New business developers hear "no"...a lot.
New business developers hear "no" a lot, just by the opportunistic nature of the work. I have learned that "no" is most often due to a variety of factors where I lack knowledge, influence or control. These can include: their strategy, needs, priorities, their budget, decision making authority, risk tolerance, available alternatives they already be considering, and my technology's own potential limitations. As a result, I have learned to not allow myself to be personally offended when my offering is rejected. Along with this, I have also learned to not express my frustration with negative decisions. While it always feels good to win new business, rejection stings. Still, it is not without some redeeming value. For instance, we can all learn a lot from having our proposals rejected by customers, provided that we've prepared properly and our failure isn't due to our own ineptitude. One most important thing I've learned is not to become comfortable with rejection. Instead, I use rejection to spur me to continually elevate my game and to sharpen my approach.
"No" today, does not dictate future success prospects.

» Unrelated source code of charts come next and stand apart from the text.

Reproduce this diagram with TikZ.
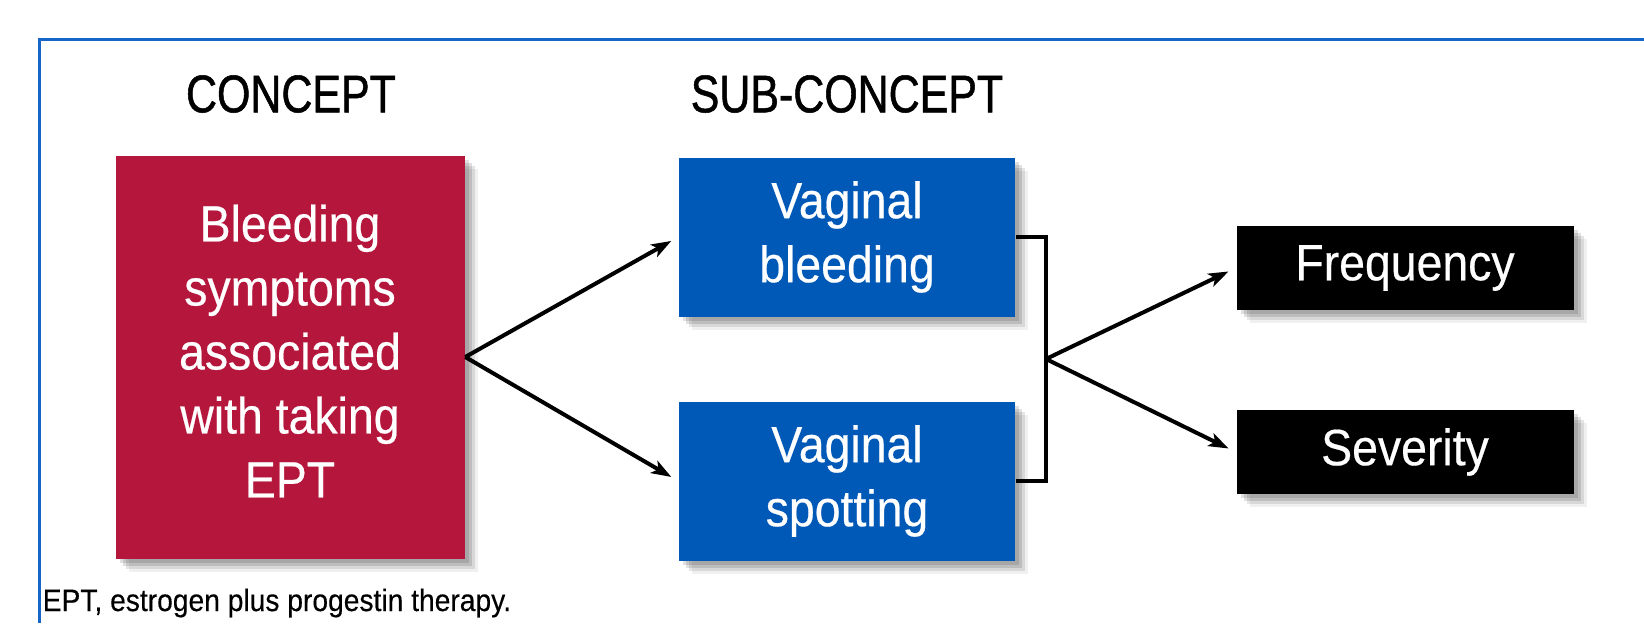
\documentclass[tikz,border=0pt]{standalone}
\usepackage{fontspec}
\setmainfont{Liberation Sans}
\newfontfamily\headfont{Liberation Sans}[FakeStretch=0.81,FakeBold=1]
\newfontfamily\boxfont{Liberation Sans}[FakeStretch=0.91,FakeBold=0.4]
\newfontfamily\notefont{Liberation Sans}[FakeStretch=0.91,FakeBold=0.3]
\usetikzlibrary{arrows.meta,shadows}
\definecolor{conceptred}{RGB}{181,22,60}
\definecolor{subblue}{RGB}{0,88,183}
\definecolor{frameblue}{RGB}{22,102,200}

\tikzset{every picture/.style={line width=0.75pt}}
\tikzset{
  softshadow/.style={
    drop shadow={shadow xshift=2pt,shadow yshift=-2pt,fill=black,opacity=0.12},
    drop shadow={shadow xshift=3.5pt,shadow yshift=-3.5pt,fill=black,opacity=0.12},
    drop shadow={shadow xshift=5pt,shadow yshift=-5pt,fill=black,opacity=0.1},
    drop shadow={shadow xshift=6.5pt,shadow yshift=-6.5pt,fill=black,opacity=0.06}},
  anybox/.style={softshadow,text=white,inner sep=0pt,align=center,
    font=\boxfont\fontsize{25.5}{32}\selectfont},
  conceptbox/.style={anybox,fill=conceptred,minimum width=174.5pt,minimum height=201.5pt},
  subbox/.style={anybox,fill=subblue,minimum width=168pt,minimum height=79.5pt},
  aspectbox/.style={anybox,fill=black,minimum width=168.5pt,minimum height=42pt},
  heading/.style={font=\headfont\fontsize{26.5}{32}\selectfont},
  flowarrow/.style={line width=2pt,-{Stealth[length=10pt,width=7pt,inset=2.5pt]},shorten >=4pt},
  bracketline/.style={line width=2pt},
}

\begin{document}
\begin{tikzpicture}[x=0.5pt,y=0.5pt,yscale=-1,xscale=1]
		\useasboundingbox (0,0) rectangle (1644,623);
		
		%Frame
		\draw [color=frameblue,line width=1.5pt] (39,623) -- (39,39) -- (1644,39) ;
		
		% Headings
		\node [heading] (conceptlabel) at (291,94) {CONCEPT};
		\node [heading] (sublabel) at (847,94) {SUB-CONCEPT};
		
		% Boxes
		\node [conceptbox] (concept) at (290,357) {Bleeding\\symptoms\\associated\\with taking\\EPT\rule[-6pt]{0pt}{1pt}};
		\node [subbox] (bleeding) at (847,237) {Vaginal\\bleeding};
		\node [subbox] (spotting) at (847,481) {Vaginal\\spotting};
		\node [aspectbox] (frequency) at (1405,268) {Frequency};
		\node [aspectbox] (severity) at (1405,452) {Severity};
		
		% Connectors
		\coordinate (join) at (1046,359);
		\draw [flowarrow] (concept.east) -- (bleeding.west) ;
		\draw [flowarrow] (concept.east) -- (spotting.west) ;
		\draw [bracketline] (bleeding.east) -- (bleeding.east -| join) -- (spotting.east -| join) -- (spotting.east) ;
		\draw [flowarrow] (join) -- (frequency.west) ;
		\draw [flowarrow] (join) -- (severity.west) ;
		
		% Text Node
		\node [anchor=west,inner sep=0pt,font=\notefont\fontsize{15.5}{18}\selectfont] (note) at (42,603) {EPT, estrogen plus progestin therapy.};
		
\end{tikzpicture}
\end{document}
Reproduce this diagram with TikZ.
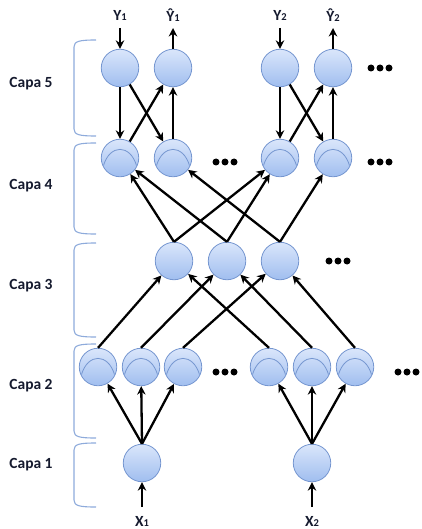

It is important to maintain a clear head and to seek to learn what one can about what might have caused rejection to help prevent its future recurrence. Was it something that I could have handled or prepared for differently? Could I have made a more persuasive appeal? What details did I miss that could have altered the outcome? Do I now have a clearer understanding of the customer's situation, needs and decision making criteria? By staying objective and learning about the things that might have contributed to the (negative) outcome, I can use rejection as an opportunity for reflection and reconsideration. If I have occasion to try again with a given prospect in the future, it should help improve my success prospects go forward. In some instances I may be wise to discontinue contacting a particular customer and concede that they may not be a wise investment of my future time and energies. In most cases however, I take a longer view of the sales process and accept that today's loss doesn't necessarily determine or dictate tomorrow's outcome if I have learned things that I can apppy to help enhance my approach. I've also learned to keep my business development pipeline full, so that I am not overly reliant upon or psychologically invested in any single piece of business. In conclusion: Again, one shouldn't become comfortable with rejection, but should be able to handle it when it does occur. We need to keep things in perspective: if I have prepared properly and thoroughly, and have done everything within my ability to achieve success, then I am able to consistently approach my work with passion and drive. This in turn, enables me to exude authentic confidence and enthusiasm to my clients and customers and to do my best in my dealings with them. Those things are always within my ability to control.